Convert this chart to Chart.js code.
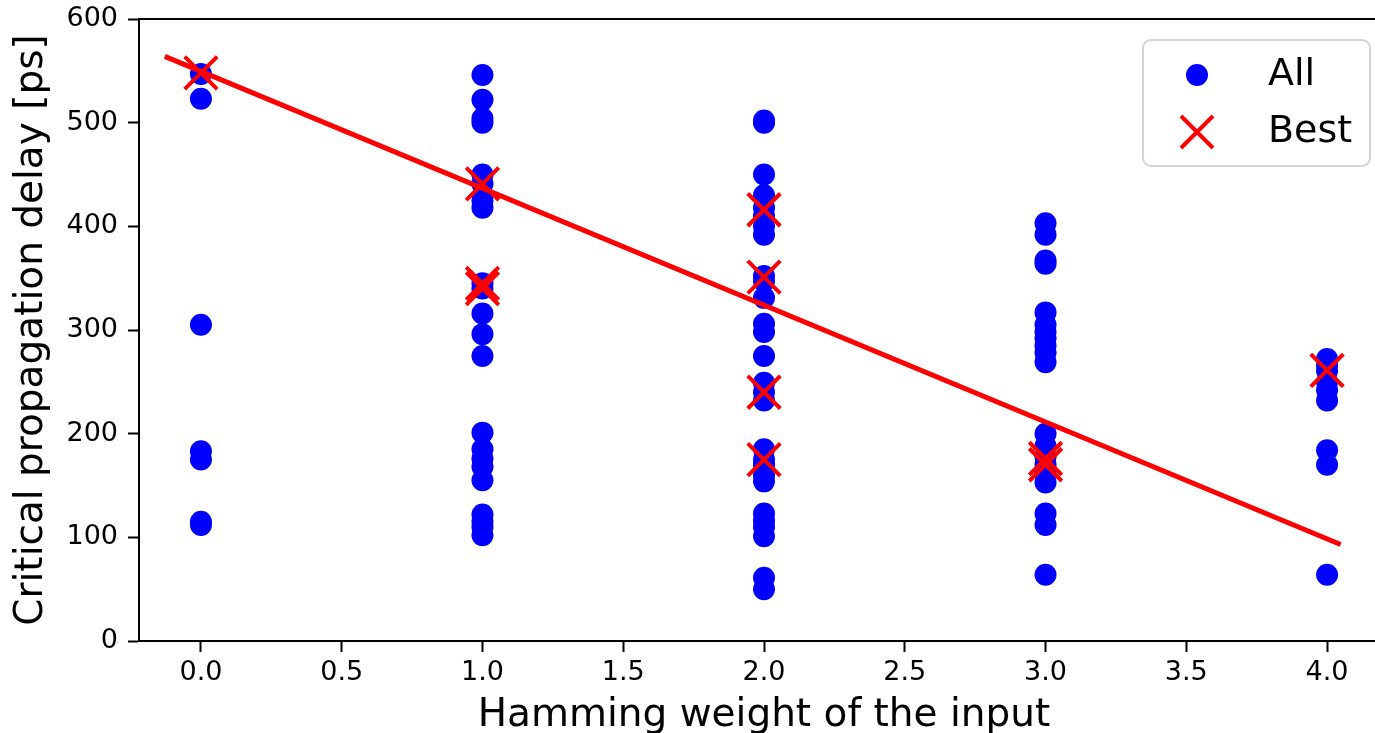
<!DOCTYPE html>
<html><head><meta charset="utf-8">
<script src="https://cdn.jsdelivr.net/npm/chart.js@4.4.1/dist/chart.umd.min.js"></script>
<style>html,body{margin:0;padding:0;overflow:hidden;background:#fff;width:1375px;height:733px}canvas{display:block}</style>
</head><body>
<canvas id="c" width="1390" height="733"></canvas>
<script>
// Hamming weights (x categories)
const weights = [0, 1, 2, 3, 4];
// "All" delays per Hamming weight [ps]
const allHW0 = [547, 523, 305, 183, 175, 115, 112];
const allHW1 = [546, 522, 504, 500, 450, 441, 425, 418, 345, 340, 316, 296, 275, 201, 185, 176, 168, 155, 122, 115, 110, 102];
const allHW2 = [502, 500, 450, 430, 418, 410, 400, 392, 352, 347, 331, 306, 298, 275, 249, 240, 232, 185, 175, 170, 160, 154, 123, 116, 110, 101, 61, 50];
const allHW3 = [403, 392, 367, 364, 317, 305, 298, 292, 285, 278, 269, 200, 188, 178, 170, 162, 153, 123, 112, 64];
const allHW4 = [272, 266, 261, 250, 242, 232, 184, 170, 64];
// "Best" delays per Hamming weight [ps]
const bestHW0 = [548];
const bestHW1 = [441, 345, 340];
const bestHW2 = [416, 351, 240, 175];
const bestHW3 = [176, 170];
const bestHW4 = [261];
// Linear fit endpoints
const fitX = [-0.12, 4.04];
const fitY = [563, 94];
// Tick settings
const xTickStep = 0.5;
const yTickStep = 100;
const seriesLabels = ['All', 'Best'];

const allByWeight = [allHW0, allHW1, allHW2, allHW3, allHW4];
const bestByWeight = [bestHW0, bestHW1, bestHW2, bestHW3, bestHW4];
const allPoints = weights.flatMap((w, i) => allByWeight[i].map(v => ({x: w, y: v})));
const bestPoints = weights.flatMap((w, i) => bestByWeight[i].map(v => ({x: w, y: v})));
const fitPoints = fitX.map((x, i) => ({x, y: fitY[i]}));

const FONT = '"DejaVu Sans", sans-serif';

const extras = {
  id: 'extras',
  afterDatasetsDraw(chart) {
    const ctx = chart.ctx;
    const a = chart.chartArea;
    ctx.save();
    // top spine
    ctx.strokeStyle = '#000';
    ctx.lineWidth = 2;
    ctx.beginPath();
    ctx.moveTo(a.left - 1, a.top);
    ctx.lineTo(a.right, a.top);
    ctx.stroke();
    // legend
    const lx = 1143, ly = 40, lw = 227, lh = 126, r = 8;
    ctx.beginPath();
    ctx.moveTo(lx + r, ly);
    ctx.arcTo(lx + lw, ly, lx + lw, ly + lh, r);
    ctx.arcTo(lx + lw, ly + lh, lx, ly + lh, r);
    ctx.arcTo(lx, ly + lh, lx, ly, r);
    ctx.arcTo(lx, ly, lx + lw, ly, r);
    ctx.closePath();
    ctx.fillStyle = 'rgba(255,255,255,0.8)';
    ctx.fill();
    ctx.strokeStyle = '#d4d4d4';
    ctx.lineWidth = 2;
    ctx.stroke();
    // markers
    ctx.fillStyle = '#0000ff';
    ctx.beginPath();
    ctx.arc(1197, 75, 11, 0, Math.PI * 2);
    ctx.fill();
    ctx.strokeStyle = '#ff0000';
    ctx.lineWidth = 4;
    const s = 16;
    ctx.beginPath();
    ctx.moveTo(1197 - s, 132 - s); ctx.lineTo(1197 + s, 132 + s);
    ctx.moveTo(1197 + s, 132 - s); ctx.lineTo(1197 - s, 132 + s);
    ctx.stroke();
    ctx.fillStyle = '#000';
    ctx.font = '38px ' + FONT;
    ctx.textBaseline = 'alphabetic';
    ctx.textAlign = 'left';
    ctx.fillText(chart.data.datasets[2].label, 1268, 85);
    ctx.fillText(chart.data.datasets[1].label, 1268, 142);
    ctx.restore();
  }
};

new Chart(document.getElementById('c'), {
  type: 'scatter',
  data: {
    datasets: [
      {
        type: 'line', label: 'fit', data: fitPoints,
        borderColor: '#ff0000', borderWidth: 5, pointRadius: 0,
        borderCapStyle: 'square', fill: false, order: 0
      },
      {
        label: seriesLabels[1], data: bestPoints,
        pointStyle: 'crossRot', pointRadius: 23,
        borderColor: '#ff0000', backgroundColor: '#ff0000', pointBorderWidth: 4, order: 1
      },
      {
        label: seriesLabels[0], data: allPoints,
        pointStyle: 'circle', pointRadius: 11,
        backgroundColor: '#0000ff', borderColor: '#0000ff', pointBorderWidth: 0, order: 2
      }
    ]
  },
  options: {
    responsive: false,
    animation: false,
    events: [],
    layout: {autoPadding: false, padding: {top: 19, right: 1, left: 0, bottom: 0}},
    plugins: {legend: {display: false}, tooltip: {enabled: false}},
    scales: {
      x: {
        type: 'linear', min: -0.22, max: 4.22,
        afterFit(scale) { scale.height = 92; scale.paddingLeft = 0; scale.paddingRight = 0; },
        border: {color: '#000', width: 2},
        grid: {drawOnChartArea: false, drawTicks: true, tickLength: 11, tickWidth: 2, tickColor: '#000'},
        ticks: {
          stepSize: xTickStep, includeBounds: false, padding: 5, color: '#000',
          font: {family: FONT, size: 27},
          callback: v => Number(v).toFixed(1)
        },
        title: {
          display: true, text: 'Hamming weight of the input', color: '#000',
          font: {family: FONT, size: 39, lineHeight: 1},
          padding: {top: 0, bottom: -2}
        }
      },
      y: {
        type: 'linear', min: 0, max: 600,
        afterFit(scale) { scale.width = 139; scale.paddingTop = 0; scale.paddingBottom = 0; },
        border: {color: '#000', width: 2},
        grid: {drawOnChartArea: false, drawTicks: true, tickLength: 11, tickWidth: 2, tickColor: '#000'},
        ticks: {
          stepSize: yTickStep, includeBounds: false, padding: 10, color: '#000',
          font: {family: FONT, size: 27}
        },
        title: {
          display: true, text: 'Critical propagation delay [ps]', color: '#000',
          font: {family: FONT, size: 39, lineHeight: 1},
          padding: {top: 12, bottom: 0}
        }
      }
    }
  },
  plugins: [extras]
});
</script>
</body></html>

#### Prompt:
In your copy, leave out the pictures and reproduce the material above exactly.

#### Written solution:
Convert this chart to Chart.js code.
<!DOCTYPE html>
<html><head><meta charset="utf-8">
<script src="https://cdn.jsdelivr.net/npm/chart.js@4.4.1/dist/chart.umd.min.js"></script>
<style>html,body{margin:0;padding:0;overflow:hidden;background:#fff;width:1375px;height:733px}canvas{display:block}</style>
</head><body>
<canvas id="c" width="1390" height="733"></canvas>
<script>
// Hamming weights (x categories)
const weights = [0, 1, 2, 3, 4];
// "All" delays per Hamming weight [ps]
const allHW0 = [547, 523, 305, 183, 175, 115, 112];
const allHW1 = [546, 522, 504, 500, 450, 441, 425, 418, 345, 340, 316, 296, 275, 201, 185, 176, 168, 155, 122, 115, 110, 102];
const allHW2 = [502, 500, 450, 430, 418, 410, 400, 392, 352, 347, 331, 306, 298, 275, 249, 240, 232, 185, 175, 170, 160, 154, 123, 116, 110, 101, 61, 50];
const allHW3 = [403, 392, 367, 364, 317, 305, 298, 292, 285, 278, 269, 200, 188, 178, 170, 162, 153, 123, 112, 64];
const allHW4 = [272, 266, 261, 250, 242, 232, 184, 170, 64];
// "Best" delays per Hamming weight [ps]
const bestHW0 = [548];
const bestHW1 = [441, 345, 340];
const bestHW2 = [416, 351, 240, 175];
const bestHW3 = [176, 170];
const bestHW4 = [261];
// Linear fit endpoints
const fitX = [-0.12, 4.04];
const fitY = [563, 94];
// Tick settings
const xTickStep = 0.5;
const yTickStep = 100;
const seriesLabels = ['All', 'Best'];

const allByWeight = [allHW0, allHW1, allHW2, allHW3, allHW4];
const bestByWeight = [bestHW0, bestHW1, bestHW2, bestHW3, bestHW4];
const allPoints = weights.flatMap((w, i) => allByWeight[i].map(v => ({x: w, y: v})));
const bestPoints = weights.flatMap((w, i) => bestByWeight[i].map(v => ({x: w, y: v})));
const fitPoints = fitX.map((x, i) => ({x, y: fitY[i]}));

const FONT = '"DejaVu Sans", sans-serif';

const extras = {
  id: 'extras',
  afterDatasetsDraw(chart) {
    const ctx = chart.ctx;
    const a = chart.chartArea;
    ctx.save();
    // top spine
    ctx.strokeStyle = '#000';
    ctx.lineWidth = 2;
    ctx.beginPath();
    ctx.moveTo(a.left - 1, a.top);
    ctx.lineTo(a.right, a.top);
    ctx.stroke();
    // legend
    const lx = 1143, ly = 40, lw = 227, lh = 126, r = 8;
    ctx.beginPath();
    ctx.moveTo(lx + r, ly);
    ctx.arcTo(lx + lw, ly, lx + lw, ly + lh, r);
    ctx.arcTo(lx + lw, ly + lh, lx, ly + lh, r);
    ctx.arcTo(lx, ly + lh, lx, ly, r);
    ctx.arcTo(lx, ly, lx + lw, ly, r);
    ctx.closePath();
    ctx.fillStyle = 'rgba(255,255,255,0.8)';
    ctx.fill();
    ctx.strokeStyle = '#d4d4d4';
    ctx.lineWidth = 2;
    ctx.stroke();
    // markers
    ctx.fillStyle = '#0000ff';
    ctx.beginPath();
    ctx.arc(1197, 75, 11, 0, Math.PI * 2);
    ctx.fill();
    ctx.strokeStyle = '#ff0000';
    ctx.lineWidth = 4;
    const s = 16;
    ctx.beginPath();
    ctx.moveTo(1197 - s, 132 - s); ctx.lineTo(1197 + s, 132 + s);
    ctx.moveTo(1197 + s, 132 - s); ctx.lineTo(1197 - s, 132 + s);
    ctx.stroke();
    ctx.fillStyle = '#000';
    ctx.font = '38px ' + FONT;
    ctx.textBaseline = 'alphabetic';
    ctx.textAlign = 'left';
    ctx.fillText(chart.data.datasets[2].label, 1268, 85);
    ctx.fillText(chart.data.datasets[1].label, 1268, 142);
    ctx.restore();
  }
};

new Chart(document.getElementById('c'), {
  type: 'scatter',
  data: {
    datasets: [
      {
        type: 'line', label: 'fit', data: fitPoints,
        borderColor: '#ff0000', borderWidth: 5, pointRadius: 0,
        borderCapStyle: 'square', fill: false, order: 0
      },
      {
        label: seriesLabels[1], data: bestPoints,
        pointStyle: 'crossRot', pointRadius: 23,
        borderColor: '#ff0000', backgroundColor: '#ff0000', pointBorderWidth: 4, order: 1
      },
      {
        label: seriesLabels[0], data: allPoints,
        pointStyle: 'circle', pointRadius: 11,
        backgroundColor: '#0000ff', borderColor: '#0000ff', pointBorderWidth: 0, order: 2
      }
    ]
  },
  options: {
    responsive: false,
    animation: false,
    events: [],
    layout: {autoPadding: false, padding: {top: 19, right: 1, left: 0, bottom: 0}},
    plugins: {legend: {display: false}, tooltip: {enabled: false}},
    scales: {
      x: {
        type: 'linear', min: -0.22, max: 4.22,
        afterFit(scale) { scale.height = 92; scale.paddingLeft = 0; scale.paddingRight = 0; },
        border: {color: '#000', width: 2},
        grid: {drawOnChartArea: false, drawTicks: true, tickLength: 11, tickWidth: 2, tickColor: '#000'},
        ticks: {
          stepSize: xTickStep, includeBounds: false, padding: 5, color: '#000',
          font: {family: FONT, size: 27},
          callback: v => Number(v).toFixed(1)
        },
        title: {
          display: true, text: 'Hamming weight of the input', color: '#000',
          font: {family: FONT, size: 39, lineHeight: 1},
          padding: {top: 0, bottom: -2}
        }
      },
      y: {
        type: 'linear', min: 0, max: 600,
        afterFit(scale) { scale.width = 139; scale.paddingTop = 0; scale.paddingBottom = 0; },
        border: {color: '#000', width: 2},
        grid: {drawOnChartArea: false, drawTicks: true, tickLength: 11, tickWidth: 2, tickColor: '#000'},
        ticks: {
          stepSize: yTickStep, includeBounds: false, padding: 10, color: '#000',
          font: {family: FONT, size: 27}
        },
        title: {
          display: true, text: 'Critical propagation delay [ps]', color: '#000',
          font: {family: FONT, size: 39, lineHeight: 1},
          padding: {top: 12, bottom: 0}
        }
      }
    }
  },
  plugins: [extras]
});
</script>
</body></html>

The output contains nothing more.